As a country we have many advantages, which this pandemic has showcased. Our extraordinarily adaptable and imaginative people, our distinctive and diverse natural environment and our enormous pool of home-grown capital built on our unique superannuation system – just to name a few. But the right kind of optimism demands we leverage not just fall back on these advantages.

This demands a different attitude to change and risk.

The alternative is a mindset built around managing decline and minimising disruption, the false promise of a vanished past or the phoney nostalgia for a world that never was.

This is now a question of generational vision. It begins by treating the national recovery as more than a snapback to a stale status quo or a faltering future. A real recovery has to bring more opportunities for more Australians, ensuring these opportunities can be grasped by more people in more parts of the country.

This means reforming early education and childcare. Cheaper, cleaner and more reliable energy. Co-investing in advanced manufacturing and the care economy and building more affordable housing. Putting training at the core of government projects and procurement; making work more secure and better paid; turning ideas into jobs and teaching our people to catch up, then keep up, with technological change; supporting effort and enterprise. Recognising full employment is about job security and underemployment as well.

But to convert optimism and aspiration into opportunity governments of the future will need to think more boldly still. Making Australia a clean energy superpower without abandoning our traditional strengths. Embedding micro-credentials into the way we learn and work. Tackling long-term unemployment and disadvantage which concentrates in communities and cascades through generations. Linking the tax and transfer system to ensure a minimum basic income for those who need it. Leveraging impact investing, superannuation and the environment, social and governance revolution. Making multinational tax fairer. Measuring What Matters – a wellbeing budget; an evaluator-general; and intergenerational reform. Improving the quality of life in our suburbs, regions and growth corridors in a work-from-home economy. Becoming a world leader in cybersecurity; enmeshing ourselves in the Association of South East Asian Nations; a more meaningful relationship with our New Zealand whanau. Delivering on Truth, Treaty and Voice and the Uluru Statement and modernising our constitutional arrangements and national symbols.

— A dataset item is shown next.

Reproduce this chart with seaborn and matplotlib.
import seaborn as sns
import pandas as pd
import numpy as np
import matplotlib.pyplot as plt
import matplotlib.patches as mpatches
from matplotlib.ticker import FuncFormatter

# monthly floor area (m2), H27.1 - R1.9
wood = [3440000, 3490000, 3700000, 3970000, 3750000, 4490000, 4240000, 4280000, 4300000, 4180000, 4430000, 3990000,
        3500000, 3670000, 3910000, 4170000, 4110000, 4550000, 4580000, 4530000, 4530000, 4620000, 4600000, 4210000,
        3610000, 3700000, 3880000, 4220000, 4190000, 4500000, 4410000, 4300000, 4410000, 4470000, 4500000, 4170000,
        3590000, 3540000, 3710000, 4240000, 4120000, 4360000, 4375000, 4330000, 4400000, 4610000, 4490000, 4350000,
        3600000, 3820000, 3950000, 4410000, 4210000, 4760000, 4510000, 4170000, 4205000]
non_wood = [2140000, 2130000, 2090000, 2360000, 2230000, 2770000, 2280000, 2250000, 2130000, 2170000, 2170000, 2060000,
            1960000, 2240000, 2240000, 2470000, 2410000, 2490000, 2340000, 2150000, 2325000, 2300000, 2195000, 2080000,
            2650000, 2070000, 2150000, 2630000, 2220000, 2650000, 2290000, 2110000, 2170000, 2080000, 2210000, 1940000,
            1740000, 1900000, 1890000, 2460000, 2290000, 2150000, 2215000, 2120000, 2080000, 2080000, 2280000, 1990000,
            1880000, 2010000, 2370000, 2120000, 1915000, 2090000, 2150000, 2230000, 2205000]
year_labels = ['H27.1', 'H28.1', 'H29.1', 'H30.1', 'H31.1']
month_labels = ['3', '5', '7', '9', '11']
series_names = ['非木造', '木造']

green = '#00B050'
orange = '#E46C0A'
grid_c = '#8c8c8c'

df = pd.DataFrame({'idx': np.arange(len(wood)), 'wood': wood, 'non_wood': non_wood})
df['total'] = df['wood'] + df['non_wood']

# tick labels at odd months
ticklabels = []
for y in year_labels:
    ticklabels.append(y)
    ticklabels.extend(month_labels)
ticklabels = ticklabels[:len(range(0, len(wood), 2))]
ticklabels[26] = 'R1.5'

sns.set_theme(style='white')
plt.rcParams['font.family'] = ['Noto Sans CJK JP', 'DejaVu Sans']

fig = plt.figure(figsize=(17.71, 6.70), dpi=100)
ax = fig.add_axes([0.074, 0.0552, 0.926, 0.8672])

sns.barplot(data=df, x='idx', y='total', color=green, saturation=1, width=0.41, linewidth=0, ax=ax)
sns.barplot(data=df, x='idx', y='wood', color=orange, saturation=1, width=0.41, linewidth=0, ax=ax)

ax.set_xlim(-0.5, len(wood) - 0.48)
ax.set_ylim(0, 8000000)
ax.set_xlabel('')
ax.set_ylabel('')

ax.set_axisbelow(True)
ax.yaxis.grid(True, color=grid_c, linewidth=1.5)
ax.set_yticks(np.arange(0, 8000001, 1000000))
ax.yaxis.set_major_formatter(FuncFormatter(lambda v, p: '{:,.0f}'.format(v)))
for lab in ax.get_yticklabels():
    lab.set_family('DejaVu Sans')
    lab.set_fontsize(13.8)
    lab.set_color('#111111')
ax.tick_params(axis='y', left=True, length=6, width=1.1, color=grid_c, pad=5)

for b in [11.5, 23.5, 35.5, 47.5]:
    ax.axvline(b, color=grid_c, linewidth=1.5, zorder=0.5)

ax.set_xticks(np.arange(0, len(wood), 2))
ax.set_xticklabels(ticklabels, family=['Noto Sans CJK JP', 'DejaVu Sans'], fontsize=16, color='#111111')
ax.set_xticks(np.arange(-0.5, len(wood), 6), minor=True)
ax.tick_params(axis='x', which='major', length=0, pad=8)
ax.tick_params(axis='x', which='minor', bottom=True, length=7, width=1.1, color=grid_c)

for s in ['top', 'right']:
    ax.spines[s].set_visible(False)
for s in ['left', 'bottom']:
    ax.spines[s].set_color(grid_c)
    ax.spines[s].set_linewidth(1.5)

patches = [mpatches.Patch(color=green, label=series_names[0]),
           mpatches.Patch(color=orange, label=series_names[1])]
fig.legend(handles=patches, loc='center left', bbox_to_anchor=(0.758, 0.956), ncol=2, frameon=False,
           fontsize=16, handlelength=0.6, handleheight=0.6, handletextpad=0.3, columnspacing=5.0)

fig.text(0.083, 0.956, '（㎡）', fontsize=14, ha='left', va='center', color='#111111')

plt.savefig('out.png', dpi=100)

Much of what underpins and animates the task ahead is recognising and embracing the generational opportunity in technology. The technology revolution is the central question of our time. Our response to it will define how we live and how we work.

If we treat technology as nothing but a threat to traditional jobs, an attack on our way of life and a risk to our security, then that self-fulfilling prophecy will condemn us to stagnation.

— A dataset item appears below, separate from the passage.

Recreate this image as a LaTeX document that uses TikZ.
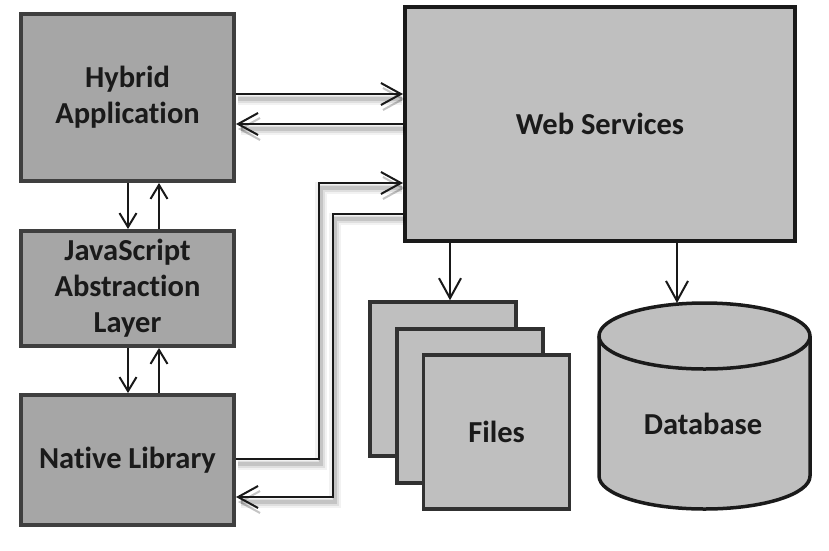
\documentclass[tikz,border=0pt]{standalone}
\usepackage{fontspec}
\setmainfont{Carlito}[Ligatures=NoCommon]
\usetikzlibrary{arrows.meta}
\definecolor{leftfill}{HTML}{A6A6A6}
\definecolor{leftdraw}{HTML}{3F3F3F}
\definecolor{lightfill}{HTML}{BFBFBF}
\definecolor{darkdraw}{HTML}{1A1A1A}
\begin{document}
\begin{tikzpicture}[x=1pt,y=-1pt,
  lbox/.style={draw=leftdraw, fill=leftfill, line width=4pt, minimum width=213pt,
    align=center, inner sep=0pt, text=darkdraw,
    font=\fontsize{30.5}{36}\selectfont\bfseries},
  wbox/.style={draw=darkdraw, fill=lightfill, line width=4pt, inner sep=0pt,
    align=center, text=darkdraw, font=\fontsize{30.5}{36}\selectfont\bfseries},
  fbox/.style={draw=darkdraw!90, fill=lightfill, line width=3.5pt, inner sep=0pt,
    minimum width=146pt, minimum height=154pt, align=center, text=darkdraw,
    font=\fontsize{30.5}{36}\selectfont\bfseries},
  txt/.style={text=darkdraw, font=\fontsize{30.5}{36}\selectfont\bfseries, inner sep=0pt},
  bigtip/.style={-{Straight Barb[length=20pt,width=22pt,line width=2pt]}},
  smalltip/.style={-{Straight Barb[length=14pt,width=17pt,line width=2pt]}},
  conn/.style={line width=2pt, draw=black!90,
    preaction={draw=black, opacity=0.05, line width=12pt, transform canvas={shift={(2pt,-5pt)}}},
    preaction={draw=black, opacity=0.08, line width=7pt, transform canvas={shift={(2pt,-5pt)}}},
    preaction={draw=black, opacity=0.12, line width=3.5pt, transform canvas={shift={(2pt,-5pt)}}}},
  plain/.style={line width=2pt, draw=black!90}
]
\useasboundingbox (0,0) rectangle (829,550);

% left column
\node[lbox, minimum height=167pt] (hyb) at (127.5,97.5) {Hybrid\\Application};
\node[lbox, minimum height=115pt] (js) at (127.5,288.5) {JavaScript\\Abstraction\\Layer};
\node[lbox, minimum height=130pt] (nat) at (127.5,460) {Native Library};

% web services
\node[wbox, minimum width=390pt, minimum height=234pt] (ws) at (600,124) {Web Services};

% files stack
\node[fbox] (f1) at (443,379) {};
\node[fbox] (f2) at (470,406) {};
\node[fbox] (files) at (496.5,432) {Files};

% database cylinder
\draw[draw=darkdraw, fill=lightfill, line width=3.5pt]
  (599,336) -- (599,476) arc[start angle=180, end angle=0, x radius=105.5, y radius=33]
  -- (810,336) arc[start angle=0, end angle=-180, x radius=105.5, y radius=33] -- cycle;
\draw[draw=darkdraw, line width=3.5pt]
  (599,336) arc[start angle=180, end angle=0, x radius=105.5, y radius=33];
\node[txt] (db) at (703,424) {Database};
\coordinate (dbtop) at (677,303);

% helper coordinates
\coordinate (ya) at (0,94);
\coordinate (yb) at (0,124);
\coordinate (k1) at (319,459);
\coordinate (k2) at (319,183);
\coordinate (k3) at (333,214);
\coordinate (k4) at (333,497);
\coordinate (dn) at (128,0);
\coordinate (up) at (159,0);
\coordinate (xf) at (450,0);
\coordinate (xd) at (677,0);

% hybrid <-> web services
\draw[conn, bigtip] (hyb.east |- ya) -- (ws.west |- ya);
\draw[conn, bigtip] (ws.west |- yb) -- (hyb.east |- yb);

% native <-> web services
\draw[conn, bigtip] (nat.east |- k1) -- (k1) -- (k2) -- (ws.west |- k2);
\draw[conn, bigtip] (ws.west |- k3) -- (k3) -- (k4) -- (nat.east |- k4);

% vertical left arrows
\draw[plain, smalltip] (hyb.south -| dn) -- (js.north -| dn);
\draw[plain, smalltip] (js.north -| up) -- (hyb.south -| up);
\draw[plain, smalltip] (js.south -| dn) -- (nat.north -| dn);
\draw[plain, smalltip] (nat.north -| up) -- (js.south -| up);

% web services -> storage
\draw[plain, bigtip] (ws.south -| xf) -- (f1.north -| xf);
\draw[plain, bigtip] (ws.south -| xd) -- (dbtop);
\end{tikzpicture}
\end{document}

Rather than pushing back, or hiding from it, Labor under Hawke and Keating took bold steps to reposition Australia in the world economy as globalisation loomed. What’s more, they took people into their confidence, they trusted Australians to face the future. That reform agenda opened up our country and wrote us our meal ticket for a generation, beginning decades of growth and opportunity.

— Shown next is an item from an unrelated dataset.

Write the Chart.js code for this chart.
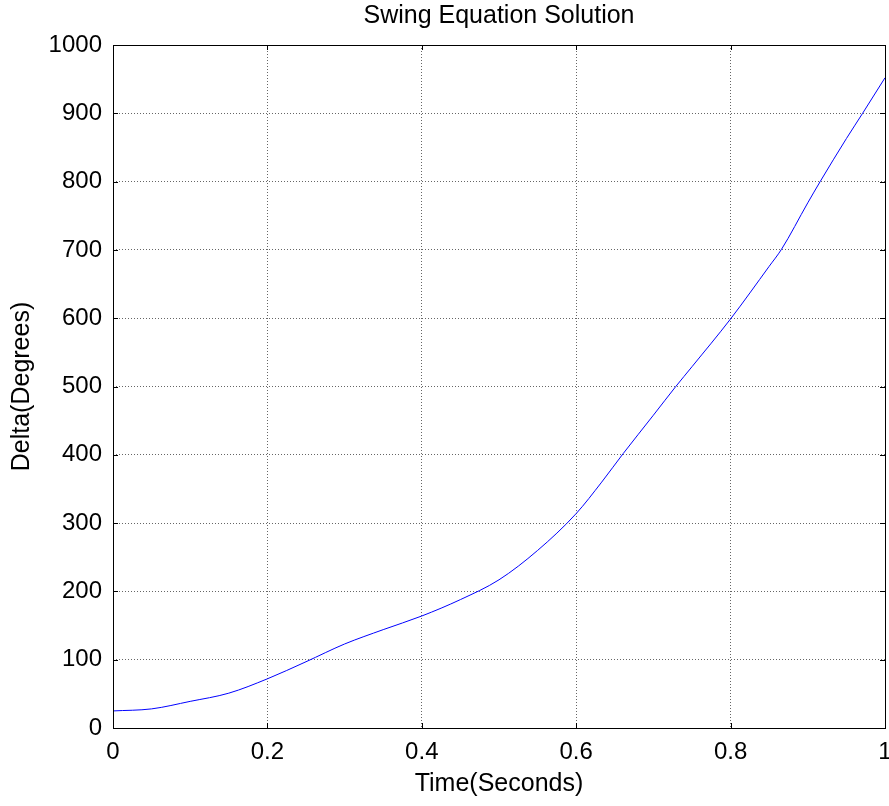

The digital revolution will be to the current generation what globalisation was to the last. We have to embrace technology with the confidence that, if properly managed, it can help us create a better and more equal society. But only if we weave technology into a more positive and optimistic vision for the future.

This pandemic continues to show how rapidly and unpredictably and dramatically the world can transform. The challenges we face in the decades ahead are great and grave, but this year has shown how quickly we can change, how rapidly and cohesively our people can adapt.

Australia has not peaked. Our best generation is not gone.

Australians have taken this time to re-evaluate the value and optimism in their own lives. They are owed now the same reflection and resolve from their government.

Jim Chalmers is Shadow Treasurer in the federal parliament. Andrew Charlton is a former Labor adviser.